Multistate vibronic coupling between the excited 2Π states of the NO molecule

Abstract

The fine‐structure analyses of highly resolved low‐temperature absorption spectra of four different isotopes of the NO molecule in the vacuum ultraviolet by Miescher and co‐workers have revealed a wealth of detailed information, among other results, on the ²Π states of the npπ Rydberg series leading to the first ionization limit and on their interactions with the vibrational progressions of the excited valence states B ²Π and L ²Π. However, measured spectral lines remain unassigned and spectroscopic results on the higher members of the B and L progressions and on their interactions with the npπ Rydberg series are incomplete. The present work attempts a quantitative representation of the observations in terms of five electronic states with mutual electronic coupling, i.e., a so‐called diabatic basis.
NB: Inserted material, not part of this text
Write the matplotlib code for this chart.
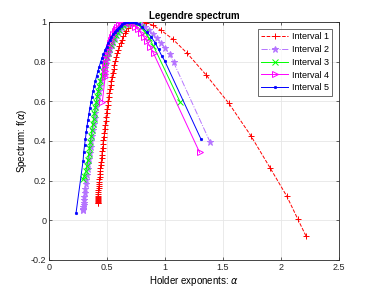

The electronic states: two valence states B and L, and the lowest three Rydberg states of the npπ series C, K, and Q are defined by RKR potential curves, by spin‐orbit coupling constants, by electronic absorption dipole transition moments, and by six R‐independent electronic valence‐Rydberg interaction energies. The coupling is treated with a vibronic interaction matrix which includes the bound vibrational levels of these five electronic states up to the dissociation limit of the B ²Π state, i.e., a total of 69 vibrational levels in each of the two ²Π spin doublets and in each of three different isotopes. The calculated results include vibronic energies, B values, absorption oscillator strengths, and, for a few selected levels, detailed rotational structures. Assignments of v in the vibrational progression of the B state to observed structures in the spectrum have been extended up to v = 37, i.e., to within 226±30 cm⁻¹ of the dissociation limit. The electronic valence‐Rydberg interaction energies are found to decrease along the Rydberg series approximately proportional to n*^−3/2. The quantitative relationship between the spectroscopically determined two‐state interaction energies and the corresponding calculated matrix elements is clarified. Assignments of observed features to a vibrational progression of a valence state L ²Π_i with a large spin‐orbit coupling constant are confirmed and the positions of unobserved spin components are predicted.